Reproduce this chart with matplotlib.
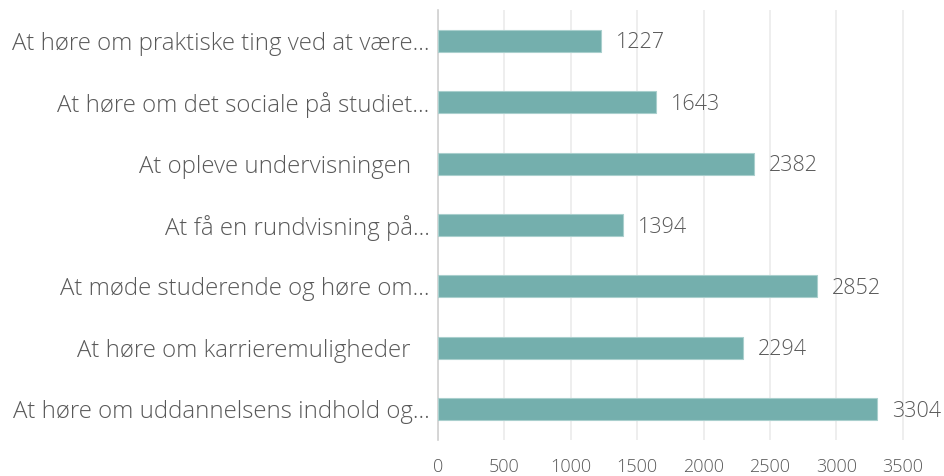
import matplotlib.pyplot as plt

categories = [
    'At høre om praktiske ting ved at være...',
    'At høre om det sociale på studiet...',
    'At opleve undervisningen   ',
    'At få en rundvisning på...',
    'At møde studerende og høre om...',
    'At høre om karrieremuligheder   ',
    'At høre om uddannelsens indhold og...',
]
values = [1227, 1643, 2382, 1394, 2852, 2294, 3304]
xticks = [0, 500, 1000, 1500, 2000, 2500, 3000, 3500]

plt.rcParams['font.family'] = ['Open Sans', 'DejaVu Sans']
text_color = '#595959'

fig = plt.figure(figsize=(9.45, 4.76), dpi=100)
ax = fig.add_axes([0.4635, 0.0756, 0.527, 0.9034])

pos = list(range(len(categories)))
ax.barh(pos, values, height=0.36, color='#74AFAD', edgecolor='#A9CFCD', linewidth=0.8, zorder=3)

# value labels right of the bars
for y, v in zip(pos, values):
    ax.annotate(str(v), (v, y), xytext=(15, -2), textcoords='offset pixels',
                va='center', ha='left', fontsize=15.5, color=text_color, fontweight='light')

ax.set_ylim(len(categories) - 0.5, -0.5)
ax.set_xlim(0, 3750)
ax.set_yticks(pos)
ax.set_yticklabels(categories, fontsize=17.3, color=text_color, fontweight='light')
ax.set_xticks(xticks)
ax.set_xticklabels([str(t) for t in xticks], fontsize=13, color=text_color, fontweight='light')
ax.tick_params(axis='y', length=0, pad=6)
ax.tick_params(axis='x', length=0, pad=13)

ax.grid(axis='x', color='#EBEBEB', linewidth=1.2, zorder=0)
for s in ['top', 'right', 'bottom']:
    ax.spines[s].set_visible(False)
ax.spines['left'].set_color('#D0D0D0')
ax.spines['left'].set_linewidth(1.2)

fig.savefig('out.png', dpi=100)
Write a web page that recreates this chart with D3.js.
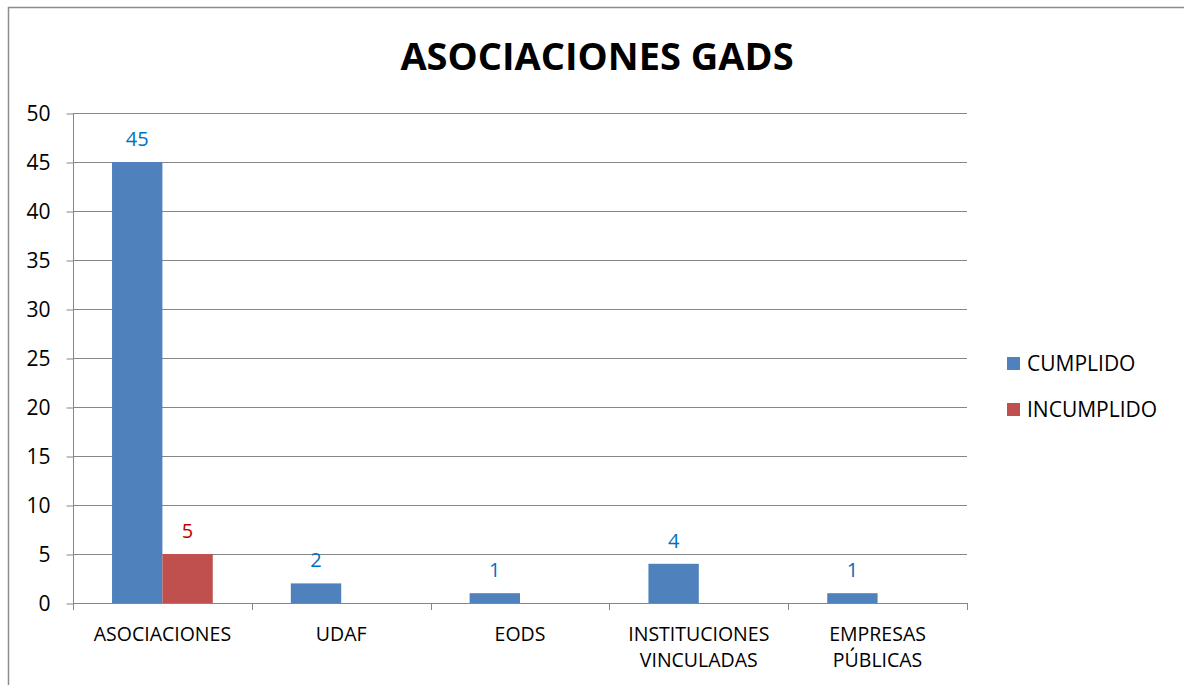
<!DOCTYPE html>
<html>
<head>
<meta charset="utf-8">
<script src="https://cdn.jsdelivr.net/npm/d3@7"></script>
<style>
  body { margin: 0; background: #fff; }
  svg { font-family: "Open Sans", sans-serif; }
</style>
</head>
<body>
<div class="chart"></div>
<script>
const categories = [["ASOCIACIONES"], ["UDAF"], ["EODS"], ["INSTITUCIONES", "VINCULADAS"], ["EMPRESAS", "PÚBLICAS"]];
const seriesNames = ["CUMPLIDO", "INCUMPLIDO"];
const cumplido = [45, 2, 1, 4, 1];
const incumplido = [5, 0, 0, 0, 0];
const yTicks = [0, 5, 10, 15, 20, 25, 30, 35, 40, 45, 50];

const barColors = ["#4F81BD", "#C0504D"];
const labelColors = ["#0070C0", "#C00000"];

const W = 1184, H = 685;
const plot = { left: 73, right: 967, top: 113, bottom: 603 };

const svg = d3.select(".chart").append("svg")
  .attr("width", W)
  .attr("height", H);

// outer chart border (right and bottom fall outside the picture)
svg.append("rect")
  .attr("x", 8.5).attr("y", 7.5)
  .attr("width", W + 20).attr("height", H + 20)
  .attr("fill", "none")
  .attr("stroke", "#8c8c8c")
  .attr("stroke-width", 1.5);

svg.append("text")
  .attr("x", 597).attr("y", 70)
  .attr("text-anchor", "middle")
  .attr("font-size", 38)
  .attr("font-weight", "bold")
  .text("ASOCIACIONES GADS");

const y = d3.scaleLinear().domain([0, 50]).range([plot.bottom, plot.top]);
const x0 = d3.scaleBand().domain(d3.range(categories.length)).range([plot.left, plot.right]);
const x1 = d3.scaleBand().domain(d3.range(seriesNames.length))
  .range([0, x0.bandwidth()]).paddingOuter(0.775).paddingInner(0);

// gridlines
svg.append("g").selectAll("line").data(yTicks.filter(d => d > 0)).enter().append("line")
  .attr("x1", plot.left).attr("x2", plot.right)
  .attr("y1", d => Math.round(y(d)) + 0.5).attr("y2", d => Math.round(y(d)) + 0.5)
  .attr("stroke", "#868686");

// y axis
const yAxis = svg.append("g")
  .attr("transform", "translate(" + (plot.left + 0.5) + ",0.5)")
  .call(d3.axisLeft(y).tickValues(yTicks).tickSize(7).tickPadding(16));
yAxis.select(".domain").attr("stroke", "#868686").attr("d", "M0," + plot.top + "V" + plot.bottom);
yAxis.selectAll(".tick line").attr("stroke", "#868686");
yAxis.selectAll(".tick text").attr("font-size", 21).attr("fill", "#000")
  .attr("font-family", "Open Sans, sans-serif");

// bars
const series = [cumplido, incumplido];
const groups = svg.append("g").selectAll("g").data(categories).enter().append("g")
  .attr("transform", (d, i) => "translate(" + x0(i) + ",0)");

groups.selectAll("rect")
  .data((d, i) => series.map((s, k) => ({ k: k, v: s[i] })))
  .enter().append("rect")
  .attr("x", d => x1(d.k))
  .attr("width", x1.bandwidth())
  .attr("y", d => y(d.v))
  .attr("height", d => plot.bottom - y(d.v))
  .attr("fill", d => barColors[d.k]);

groups.selectAll("text.val")
  .data((d, i) => series.map((s, k) => ({ k: k, v: s[i] })).filter(d => d.v > 0))
  .enter().append("text")
  .attr("class", "val")
  .attr("x", d => x1(d.k) + x1.bandwidth() / 2)
  .attr("y", d => y(d.v) - 16)
  .attr("text-anchor", "middle")
  .attr("font-size", 20)
  .attr("fill", d => labelColors[d.k])
  .text(d => d.v);

// x axis line and category ticks
svg.append("line")
  .attr("x1", plot.left).attr("x2", plot.right)
  .attr("y1", plot.bottom + 0.5).attr("y2", plot.bottom + 0.5)
  .attr("stroke", "#868686");
svg.append("g").selectAll("line").data(d3.range(categories.length + 1)).enter().append("line")
  .attr("x1", i => Math.round(plot.left + i * x0.bandwidth()) + 0.5)
  .attr("x2", i => Math.round(plot.left + i * x0.bandwidth()) + 0.5)
  .attr("y1", plot.bottom).attr("y2", plot.bottom + 7)
  .attr("stroke", "#868686");

const catLabels = svg.append("g").selectAll("text").data(categories).enter().append("text")
  .attr("text-anchor", "middle")
  .attr("font-size", 19.5)
  .attr("x", (d, i) => x0(i) + x0.bandwidth() / 2)
  .attr("y", 641);
catLabels.selectAll("tspan").data(d => d).enter().append("tspan")
  .attr("x", function () { return d3.select(this.parentNode).attr("x"); })
  .attr("dy", (d, j) => j === 0 ? 0 : 26)
  .text(d => d);

// legend
const legend = svg.append("g").selectAll("g").data(seriesNames).enter().append("g")
  .attr("transform", (d, i) => "translate(1007," + (357 + i * 46) + ")");
legend.append("rect").attr("width", 13).attr("height", 13).attr("fill", (d, i) => barColors[i]);
legend.append("text").attr("x", 20).attr("y", 14).attr("font-size", 21).text(d => d);
</script>
</body>
</html>
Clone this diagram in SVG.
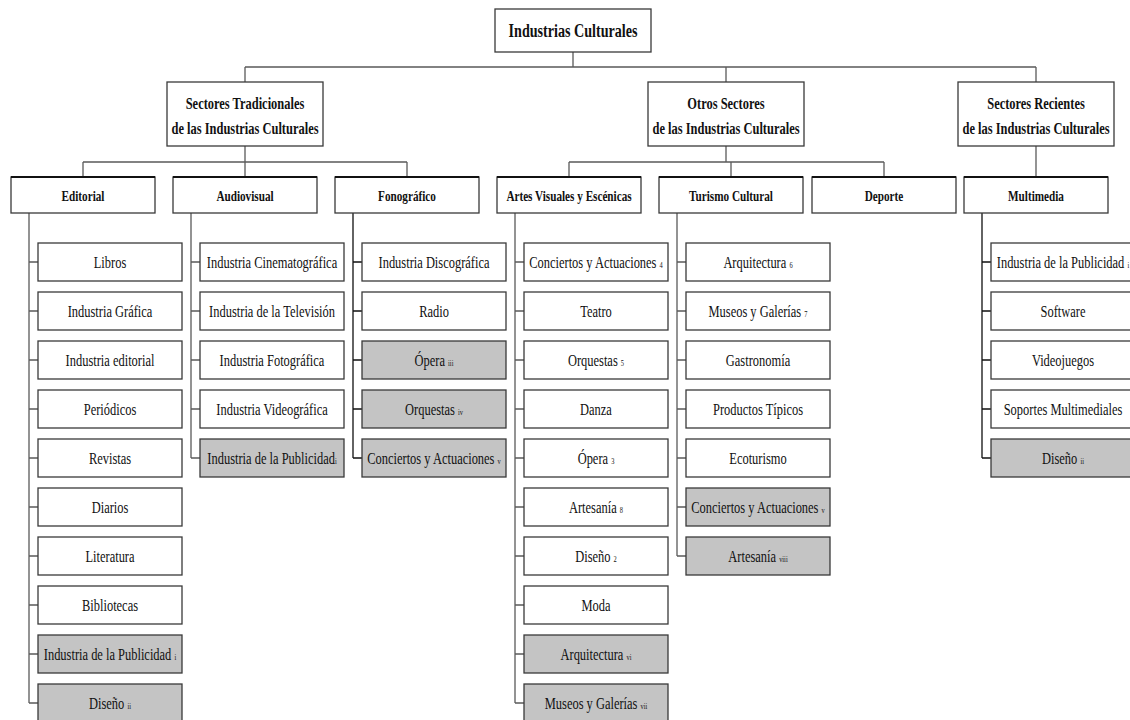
<svg xmlns="http://www.w3.org/2000/svg" width="1130" height="720" viewBox="0 0 1130 720">
<style>
.box{fill:#fff;stroke:#3a3a3a;stroke-width:1.3}
.grey{fill:#c4c4c4}
.topline{stroke:#111;stroke-width:2.2}
.t{font-family:"Liberation Serif","Times New Roman",serif;font-size:16.5px;fill:#111;text-anchor:middle}
.h1{font-size:19px;font-weight:bold}
.h2{font-size:16.5px;font-weight:bold}
.h3{font-size:15px;font-weight:bold}
.sub{font-size:8.5px}
.conn path{fill:none;stroke:#5a5a5a;stroke-width:1.3}
.conn path.dark{stroke:#111}
</style>
<rect width="1130" height="720" fill="#fff"/>
<g class="conn" id="connectors">
<path d="M573 52 V67 M245 67 H1036 M245 67 V82 M726 67 V82 M1036 67 V82"/>
<path d="M245 146 V162 M83 162 H407 M83 162 V177 M245 162 V177 M407 162 V177"/>
<path d="M726 146 V162 M569 162 H884 M569 162 V177 M731 162 V177 M884 162 V177"/>
<path d="M1036 146 V177"/>
<path d="M29 213 V703 M29 262 H38 M29 311 H38 M29 360 H38 M29 409 H38 M29 458 H38 M29 507 H38 M29 556 H38 M29 605 H38 M29 654 H38 M29 703 H38"/>
<path d="M191 213 V458 M191 262 H200 M191 311 H200 M191 360 H200 M191 409 H200 M191 458 H200"/>
<path class="dark" d="M353 213 V458 M353 262 H362 M353 311 H362 M353 360 H362 M353 409 H362 M353 458 H362"/>
<path d="M515 213 V703 M515 262 H524 M515 311 H524 M515 360 H524 M515 409 H524 M515 458 H524 M515 507 H524 M515 556 H524 M515 605 H524 M515 654 H524 M515 703 H524"/>
<path d="M677 213 V556 M677 262 H686 M677 311 H686 M677 360 H686 M677 409 H686 M677 458 H686 M677 507 H686 M677 556 H686"/>
<path class="dark" d="M982 213 V458 M982 262 H991 M982 311 H991 M982 360 H991 M982 409 H991 M982 458 H991"/>
</g>

<g id="n-root"><rect class="box" x="495" y="9" width="156" height="43"/><text class="t h1" transform="translate(573 37) scale(0.743 1)">Industrias Culturales</text></g>

<g id="n-tradicionales"><rect class="box" x="167" y="82" width="156" height="64"/><text class="t h2" transform="translate(245 109) scale(0.755 1)">Sectores Tradicionales</text><text class="t h2" transform="translate(245 134) scale(0.755 1)">de las Industrias Culturales</text></g>
<g id="n-otros"><rect class="box" x="648" y="82" width="156" height="64"/><text class="t h2" transform="translate(726 109) scale(0.755 1)">Otros Sectores</text><text class="t h2" transform="translate(726 134) scale(0.755 1)">de las Industrias Culturales</text></g>
<g id="n-recientes"><rect class="box" x="958" y="82" width="156" height="64"/><text class="t h2" transform="translate(1036 109) scale(0.755 1)">Sectores Recientes</text><text class="t h2" transform="translate(1036 134) scale(0.755 1)">de las Industrias Culturales</text></g>

<g id="n-editorial"><rect class="box" x="11" y="177" width="144" height="36"/><line class="topline" x1="11" y1="177" x2="155" y2="177"/><text class="t h3" transform="translate(83 201) scale(0.747 1)">Editorial</text></g>
<g id="n-audiovisual"><rect class="box" x="173" y="177" width="144" height="36"/><line class="topline" x1="173" y1="177" x2="317" y2="177"/><text class="t h3" transform="translate(245 201) scale(0.747 1)">Audiovisual</text></g>
<g id="n-fonografico"><rect class="box" x="335" y="177" width="144" height="36"/><line class="topline" x1="335" y1="177" x2="479" y2="177"/><text class="t h3" transform="translate(407 201) scale(0.747 1)">Fonográfico</text></g>
<g id="n-artes"><rect class="box" x="497" y="177" width="144" height="36"/><line class="topline" x1="497" y1="177" x2="641" y2="177"/><text class="t h3" transform="translate(569 201) scale(0.747 1)">Artes Visuales y Escénicas</text></g>
<g id="n-turismo"><rect class="box" x="659" y="177" width="144" height="36"/><line class="topline" x1="659" y1="177" x2="803" y2="177"/><text class="t h3" transform="translate(731 201) scale(0.747 1)">Turismo Cultural</text></g>
<g id="n-deporte"><rect class="box" x="812" y="177" width="144" height="36"/><line class="topline" x1="812" y1="177" x2="956" y2="177"/><text class="t h3" transform="translate(884 201) scale(0.747 1)">Deporte</text></g>
<g id="n-multimedia"><rect class="box" x="964" y="177" width="144" height="36"/><line class="topline" x1="964" y1="177" x2="1108" y2="177"/><text class="t h3" transform="translate(1036 201) scale(0.747 1)">Multimedia</text></g>

<g id="n-ed-libros"><rect class="box" x="38" y="243" width="144" height="38"/><text class="t" transform="translate(110 268) scale(0.755 1)">Libros</text></g>
<g id="n-ed-grafica"><rect class="box" x="38" y="292" width="144" height="38"/><text class="t" transform="translate(110 317) scale(0.755 1)">Industria Gráfica</text></g>
<g id="n-ed-editorial"><rect class="box" x="38" y="341" width="144" height="38"/><text class="t" transform="translate(110 366) scale(0.755 1)">Industria editorial</text></g>
<g id="n-ed-periodicos"><rect class="box" x="38" y="390" width="144" height="38"/><text class="t" transform="translate(110 415) scale(0.755 1)">Periódicos</text></g>
<g id="n-ed-revistas"><rect class="box" x="38" y="439" width="144" height="38"/><text class="t" transform="translate(110 464) scale(0.755 1)">Revistas</text></g>
<g id="n-ed-diarios"><rect class="box" x="38" y="488" width="144" height="38"/><text class="t" transform="translate(110 513) scale(0.755 1)">Diarios</text></g>
<g id="n-ed-literatura"><rect class="box" x="38" y="537" width="144" height="38"/><text class="t" transform="translate(110 562) scale(0.755 1)">Literatura</text></g>
<g id="n-ed-bibliotecas"><rect class="box" x="38" y="586" width="144" height="38"/><text class="t" transform="translate(110 611) scale(0.755 1)">Bibliotecas</text></g>
<g id="n-ed-publicidad"><rect class="box grey" x="38" y="635" width="144" height="38"/><text class="t" transform="translate(110 660) scale(0.755 1)">Industria de la Publicidad <tspan class="sub">i</tspan></text></g>
<g id="n-ed-diseno"><rect class="box grey" x="38" y="684" width="144" height="38"/><text class="t" transform="translate(110 709) scale(0.755 1)">Diseño <tspan class="sub">ii</tspan></text></g>

<g id="n-av-cine"><rect class="box" x="200" y="243" width="144" height="38"/><text class="t" transform="translate(272 268) scale(0.755 1)">Industria Cinematográfica</text></g>
<g id="n-av-tv"><rect class="box" x="200" y="292" width="144" height="38"/><text class="t" transform="translate(272 317) scale(0.755 1)">Industria de la Televisión</text></g>
<g id="n-av-foto"><rect class="box" x="200" y="341" width="144" height="38"/><text class="t" transform="translate(272 366) scale(0.755 1)">Industria Fotográfica</text></g>
<g id="n-av-video"><rect class="box" x="200" y="390" width="144" height="38"/><text class="t" transform="translate(272 415) scale(0.755 1)">Industria Videográfica</text></g>
<g id="n-av-publicidad"><rect class="box grey" x="200" y="439" width="144" height="38"/><text class="t" transform="translate(272 464) scale(0.755 1)">Industria de la Publicidad<tspan class="sub">i</tspan></text></g>

<g id="n-fo-disco"><rect class="box" x="362" y="243" width="144" height="38"/><text class="t" transform="translate(434 268) scale(0.755 1)">Industria Discográfica</text></g>
<g id="n-fo-radio"><rect class="box" x="362" y="292" width="144" height="38"/><text class="t" transform="translate(434 317) scale(0.755 1)">Radio</text></g>
<g id="n-fo-opera"><rect class="box grey" x="362" y="341" width="144" height="38"/><text class="t" transform="translate(434 366) scale(0.755 1)">Ópera <tspan class="sub">iii</tspan></text></g>
<g id="n-fo-orquestas"><rect class="box grey" x="362" y="390" width="144" height="38"/><text class="t" transform="translate(434 415) scale(0.755 1)">Orquestas <tspan class="sub">iv</tspan></text></g>
<g id="n-fo-conciertos"><rect class="box grey" x="362" y="439" width="144" height="38"/><text class="t" transform="translate(434 464) scale(0.755 1)">Conciertos y Actuaciones <tspan class="sub">v</tspan></text></g>

<g id="n-ar-conciertos"><rect class="box" x="524" y="243" width="144" height="38"/><text class="t" transform="translate(596 268) scale(0.755 1)">Conciertos y Actuaciones <tspan class="sub">4</tspan></text></g>
<g id="n-ar-teatro"><rect class="box" x="524" y="292" width="144" height="38"/><text class="t" transform="translate(596 317) scale(0.755 1)">Teatro</text></g>
<g id="n-ar-orquestas"><rect class="box" x="524" y="341" width="144" height="38"/><text class="t" transform="translate(596 366) scale(0.755 1)">Orquestas <tspan class="sub">5</tspan></text></g>
<g id="n-ar-danza"><rect class="box" x="524" y="390" width="144" height="38"/><text class="t" transform="translate(596 415) scale(0.755 1)">Danza</text></g>
<g id="n-ar-opera"><rect class="box" x="524" y="439" width="144" height="38"/><text class="t" transform="translate(596 464) scale(0.755 1)">Ópera <tspan class="sub">3</tspan></text></g>
<g id="n-ar-artesania"><rect class="box" x="524" y="488" width="144" height="38"/><text class="t" transform="translate(596 513) scale(0.755 1)">Artesanía <tspan class="sub">8</tspan></text></g>
<g id="n-ar-diseno"><rect class="box" x="524" y="537" width="144" height="38"/><text class="t" transform="translate(596 562) scale(0.755 1)">Diseño <tspan class="sub">2</tspan></text></g>
<g id="n-ar-moda"><rect class="box" x="524" y="586" width="144" height="38"/><text class="t" transform="translate(596 611) scale(0.755 1)">Moda</text></g>
<g id="n-ar-arquitectura"><rect class="box grey" x="524" y="635" width="144" height="38"/><text class="t" transform="translate(596 660) scale(0.755 1)">Arquitectura <tspan class="sub">vi</tspan></text></g>
<g id="n-ar-museos"><rect class="box grey" x="524" y="684" width="144" height="38"/><text class="t" transform="translate(596 709) scale(0.755 1)">Museos y Galerías <tspan class="sub">vii</tspan></text></g>

<g id="n-tu-arquitectura"><rect class="box" x="686" y="243" width="144" height="38"/><text class="t" transform="translate(758 268) scale(0.755 1)">Arquitectura <tspan class="sub">6</tspan></text></g>
<g id="n-tu-museos"><rect class="box" x="686" y="292" width="144" height="38"/><text class="t" transform="translate(758 317) scale(0.755 1)">Museos y Galerías <tspan class="sub">7</tspan></text></g>
<g id="n-tu-gastronomia"><rect class="box" x="686" y="341" width="144" height="38"/><text class="t" transform="translate(758 366) scale(0.755 1)">Gastronomía</text></g>
<g id="n-tu-productos"><rect class="box" x="686" y="390" width="144" height="38"/><text class="t" transform="translate(758 415) scale(0.755 1)">Productos Típicos</text></g>
<g id="n-tu-ecoturismo"><rect class="box" x="686" y="439" width="144" height="38"/><text class="t" transform="translate(758 464) scale(0.755 1)">Ecoturismo</text></g>
<g id="n-tu-conciertos"><rect class="box grey" x="686" y="488" width="144" height="38"/><text class="t" transform="translate(758 513) scale(0.755 1)">Conciertos y Actuaciones <tspan class="sub">v</tspan></text></g>
<g id="n-tu-artesania"><rect class="box grey" x="686" y="537" width="144" height="38"/><text class="t" transform="translate(758 562) scale(0.755 1)">Artesanía <tspan class="sub">viii</tspan></text></g>

<g id="n-mm-publicidad"><rect class="box" x="991" y="243" width="144" height="38"/><text class="t" transform="translate(1063 268) scale(0.755 1)">Industria de la Publicidad <tspan class="sub">i</tspan></text></g>
<g id="n-mm-software"><rect class="box" x="991" y="292" width="144" height="38"/><text class="t" transform="translate(1063 317) scale(0.755 1)">Software</text></g>
<g id="n-mm-videojuegos"><rect class="box" x="991" y="341" width="144" height="38"/><text class="t" transform="translate(1063 366) scale(0.755 1)">Videojuegos</text></g>
<g id="n-mm-soportes"><rect class="box" x="991" y="390" width="144" height="38"/><text class="t" transform="translate(1063 415) scale(0.755 1)">Soportes Multimediales</text></g>
<g id="n-mm-diseno"><rect class="box grey" x="991" y="439" width="144" height="38"/><text class="t" transform="translate(1063 464) scale(0.755 1)">Diseño <tspan class="sub">ii</tspan></text></g>
</svg>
-=-=-=-=-
#### What is required
Give again, please, precisely the lines that begin the records and run through the line with "import matplotlib.pyplot as plt" in it, keeping both end lines and dropping any pictures.

#### Task result
Reproduce this chart with matplotlib.
import matplotlib.pyplot as plt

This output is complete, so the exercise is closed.